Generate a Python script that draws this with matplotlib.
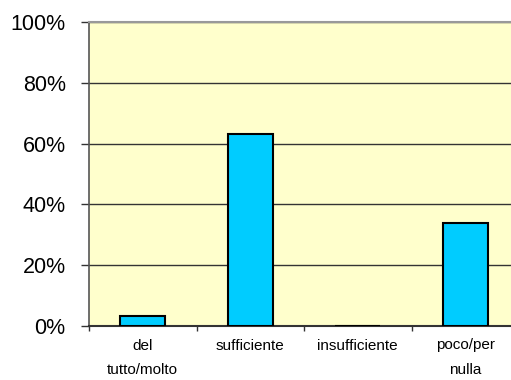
import matplotlib
matplotlib.use("Agg")
import matplotlib.pyplot as plt
from matplotlib.ticker import FixedLocator, PercentFormatter

categories = ["del\ntutto/molto", "sufficiente", "insufficiente", "poco/per\nnulla"]
values = [3.3, 63.2, 0.0, 34.0]
yticks = [0, 20, 40, 60, 80, 100]

plt.rcParams['font.family'] = ['Liberation Sans', 'DejaVu Sans']
fig = plt.figure(figsize=(5.11, 3.80), dpi=100)
ax = fig.add_axes([89/511, 54/380, 430/511, 304/380])
ax.set_facecolor("#FFFFCC")

x = list(range(len(categories)))
ax.bar(x, values, width=0.42, color="#00CCFF", edgecolor="black", linewidth=1.5, zorder=3)

ax.set_xlim(-0.5, len(categories) - 0.5)
ax.set_ylim(0, 100)
ax.set_yticks(yticks)
ax.yaxis.set_major_formatter(PercentFormatter(decimals=0))
ax.grid(axis="y", color="#333333", linewidth=1.0, zorder=1)

ax.set_xticks(x)
ax.set_xticklabels(categories, fontsize=11, linespacing=1.95)
ax.tick_params(axis="x", which="major", length=0, pad=9)
ax.xaxis.set_minor_locator(FixedLocator([i - 0.5 for i in range(len(categories))]))
ax.tick_params(axis="x", which="minor", length=3.6, width=1, color="#333333")
ax.tick_params(axis="y", length=5.8, width=1, color="#333333", labelsize=15.5, pad=11)

ax.spines["right"].set_visible(False)
ax.spines["top"].set_color("#999999")
ax.spines["top"].set_linewidth(1.5)
ax.spines["left"].set_color("#555555")
ax.spines["left"].set_linewidth(1.2)
ax.spines["bottom"].set_color("#333333")
ax.spines["bottom"].set_linewidth(1.5)

fig.savefig("out.png", dpi=100)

※ ※ ※

> **Do this**: State the number of lines that contain the string "matplotlib", with no other words.

> **Expected output**: 5